Por Guilherme Sobota
Desde que a banda americana Pixies voltou ao estúdio depois de um processo sabático de mais de duas décadas – em 2013 -, o grupo encontrou dificuldades para se restabelecer e reencontrar sua própria voz. As saídas de Kim Deal, baixista icônica do grupo que ajudou a definir as bases do indie rock dos anos 1990 em diante, e depois de Kim Shattuck (sua substituta, que durou apenas um ano no Pixies) foram apenas alguns dos problemas enfrentados pela banda, que afinal deu um jeito de terminar e lançar Indie Cindy (2014) e Head Carrier (2016).
Em 2019, já com Paz Lenchantin, a baixista argentina que se juntou a Black Francis e Joey Santiago (vozes e guitarras) e David Lovering (bateria), o Pixies voltou aos estúdios para gravar e lançar Beneath the Eyrie, o projeto mais consistente desde a volta da banda ao cenário global – e, coincidência ou não, o que mais se parece com o estilo do grupo nos primórdios: guitarras espaçosas, abertas a experimentações que resvalam em diversos ritmos musicais, uma costura única nas transições entre refrões e versos e letras basicamente nonsense
“Nós não tínhamos nenhuma intenção de soar como soávamos no começo da banda”, explica um estafado Joey Santiago ao jornal O Estado de S. Paulo, cumprindo uma extensa agenda de entrevistas para jornalistas do mundo todo, ainda em 2019. Para ele, a ideia era simplesmente que o álbum não fosse “uma merda”.
“E não é, eu sei que não”, ri. “Acho que a essa altura já não estamos na condição de fazer um álbum realmente ruim”, completa, sem modéstia. “Sempre vai haver uma característica redentora.”
Santiago, hoje com 54 anos, é responsável por boa parte da experimentação que o Pixies sempre empreendeu – numa época em que a guitarra era o instrumento dominante. “Mas ainda quero explorar novos sons. Há um número infinito de sons que podem sair de uma guitarra. Há 12 notas, mas possibilidades infinitas ” Falando de um lugar suspeito, ele acredita porém que a guitarra vai permanecer no cenário da música popular simplesmente porque “é um dos instrumentos mais expressivos que existem”.

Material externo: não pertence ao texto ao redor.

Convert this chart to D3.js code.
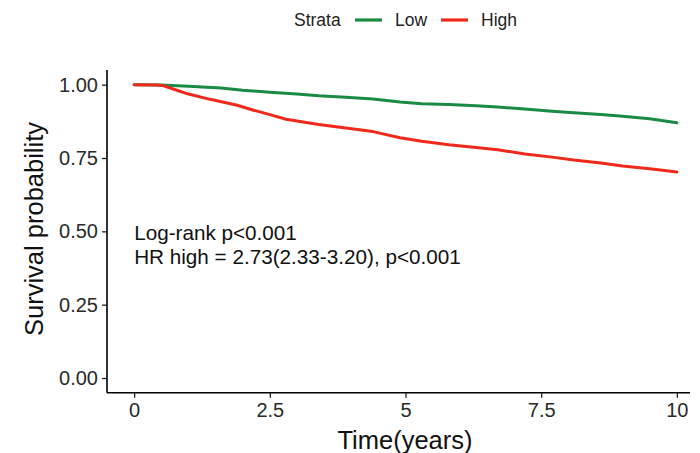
<!DOCTYPE html>
<html><head><meta charset="utf-8">
<script src="https://cdn.jsdelivr.net/npm/d3@7"></script>
<style>body{margin:0;background:#fff;}svg{display:block;font-family:Arial,"Liberation Sans",sans-serif;}</style>
</head><body><div id="chart"></div>
<script>
const strata = ["Low", "High"];
const colors = ["#1b8a45", "#ef2a1c"];
const lowTime = [0, 0.5, 1.0, 1.6, 2.0, 2.5, 3.0, 3.4, 3.9, 4.4, 4.9, 5.3, 5.8, 6.3, 6.7, 7.2, 7.7, 8.1, 8.6, 9.0, 9.5, 10];
const lowSurv = [1.0, 0.999, 0.995, 0.989, 0.981, 0.974, 0.968, 0.962, 0.957, 0.951, 0.941, 0.935, 0.932, 0.928, 0.924, 0.917, 0.909, 0.904, 0.898, 0.892, 0.884, 0.870];
const highTime = [0, 0.4, 0.55, 0.8, 1.0, 1.4, 1.9, 2.2, 2.5, 2.8, 3.4, 3.9, 4.4, 4.9, 5.3, 5.8, 6.3, 6.7, 7.2, 7.7, 8.1, 8.6, 9.0, 9.5, 10];
const highSurv = [1.0, 0.999, 0.996, 0.980, 0.968, 0.950, 0.930, 0.913, 0.898, 0.882, 0.864, 0.852, 0.840, 0.819, 0.807, 0.795, 0.786, 0.778, 0.764, 0.753, 0.743, 0.733, 0.723, 0.713, 0.702];
const xTicks = [0, 2.5, 5, 7.5, 10];
const xTickLabels = ["0", "2.5", "5", "7.5", "10"];
const yTicks = [0, 0.25, 0.5, 0.75, 1.0];
const yTickLabels = ["0.00", "0.25", "0.50", "0.75", "1.00"];
const annotations = ["Log-rank p<0.001", "HR high = 2.73(2.33-3.20), p<0.001"];

const W = 700, H = 453;
const FONT = "Arial, 'Liberation Sans', sans-serif";
const svg = d3.select("#chart").append("svg").attr("width", W).attr("height", H);
const x = d3.scaleLinear().domain([-0.5, 10.5]).range([107, 704]);
const y = d3.scaleLinear().domain([-0.05, 1.05]).range([392.7, 70]);

const series = [
  lowTime.map((t, i) => ({t, s: lowSurv[i]})),
  highTime.map((t, i) => ({t, s: highSurv[i]}))
];
const line = d3.line().x(d => x(d.t)).y(d => y(d.s)).curve(d3.curveLinear);
series.forEach((d, i) => {
  svg.append("path").datum(d).attr("d", line).attr("fill", "none")
    .attr("stroke", colors[i]).attr("stroke-width", 3).attr("stroke-linejoin", "round").attr("stroke-linecap", "round");
});

// axes
const xAxis = d3.axisBottom(x).tickValues(xTicks).tickFormat((d, i) => xTickLabels[i]).tickSize(5).tickSizeOuter(0).tickPadding(5);
const gx = svg.append("g").attr("transform", "translate(0,392.7)").call(xAxis);
gx.select(".domain").attr("stroke", "#000").attr("stroke-width", 1.6).attr("d", "M107,0H690");
gx.selectAll(".tick line").attr("stroke", "#222").attr("stroke-width", 1.3);
gx.selectAll(".tick text").attr("font-size", 20).attr("fill", "#2a2a2a").attr("font-family", FONT);

const yAxis = d3.axisLeft(y).tickValues(yTicks).tickFormat((d, i) => yTickLabels[i]).tickSize(5).tickSizeOuter(0).tickPadding(4);
const gy = svg.append("g").attr("transform", "translate(107,0)").call(yAxis);
gy.select(".domain").attr("stroke", "#000").attr("stroke-width", 1.6).attr("d", "M0,70V392.7");
gy.selectAll(".tick line").attr("stroke", "#222").attr("stroke-width", 1.3);
gy.selectAll(".tick text").attr("font-size", 20).attr("fill", "#2a2a2a").attr("font-family", FONT);

// axis titles
svg.append("text").attr("x", 405).attr("y", 449).attr("text-anchor", "middle")
  .attr("font-size", 25.5).attr("fill", "#111").text("Time(years)");
svg.append("text").attr("transform", "translate(43,229) rotate(-90)").attr("text-anchor", "middle")
  .attr("font-size", 25.5).attr("fill", "#111").text("Survival probability");

// annotations
annotations.forEach((a, i) => {
  svg.append("text").attr("x", x(0)).attr("y", 240 + i * 24).attr("font-size", 20.7).attr("fill", "#111").text(a);
});

// legend
svg.append("text").attr("x", 294).attr("y", 26).attr("font-size", 17.5).attr("fill", "#222").text("Strata");
const legX = [355, 441];
strata.forEach((s, i) => {
  svg.append("line").attr("x1", legX[i]).attr("x2", legX[i] + 27).attr("y1", 20).attr("y2", 20)
    .attr("stroke", colors[i]).attr("stroke-width", 3.2);
  svg.append("text").attr("x", legX[i] + 40).attr("y", 26).attr("font-size", 17.5).attr("fill", "#222").text(s);
});
</script></body></html>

No disco novo, ele conta ter explorado novos sons, como na canção Silver Bullet, em que a qualidade gótica do disco fica bem clara. “Mas a essa altura, eu tenho um som próprio, e ele meio que é o que é. Nesse sentido, não tentamos nenhum ‘detour’ (desvio). Temos sorte de possuir um estilo para o qual sempre podemos apelar”, explica. “Sempre queremos alcançar e soar como os Pixies.”
Uma das novidades que a banda traz com o disco é um podcast: It’s A Pixies Podcast também já está disponível nas plataformas de áudio e compartilha com riqueza de detalhes o processo de gravação de Beneath the Eyrie. A série de 12 episódios, narrada e produzida pelo jornalista britânico Tony Fletcher (velho conhecido da banda), tem entrevistas, demos e outras gravações de todo o processo do disco, no estúdio Dreamland Recordings, em Woodstock, Nova York.
Para uma banda historicamente reservada sobre seu próprio trabalho, o novo disco e o podcast chegaram como uma surpresa agradável. Mas a modalidade do podcast, a documentação em tempo real do processo de uma das maiores bandas do mundo, é também, em si, uma novidade interessante.
“Tony foi uma mosca na parede”, conta Santiago. “A gente nem sabia que estava sendo gravado depois de algum tempo. Havia pequenos microfones instalados por ali. Há documentários e filmes sobre esse processo de gravação de outras bandas, até os Beatles fizeram, mas um podcast assim… acho que não existe.” Ele admite que se sente bem sobre o fato de ter aberto seu próprio trabalho para o mundo.
Sobre seu relacionamento com Francis Black – a dupla se conheceu na faculdade para logo em seguida formar o Pixies -, Santiago diz que ele está “melhor do que nunca”. Sobre Paz, ele diz que ela é um “sopro de ar fresco” na banda. “Ela é positiva, muito criativa, muito bem humorada, e todos nos sentimos muito confortáveis com ela no estúdio.”
Ainda sem previsão de voltar ao Brasil – o último show da banda por aqui foi em 2014, num histórico Lollapalooza -, o Pixies embarcou no segundo semestre numa turnê global que já tem datas marcadas até setembro de 2020.
As informações são do jornal O Estado de S. Paulo.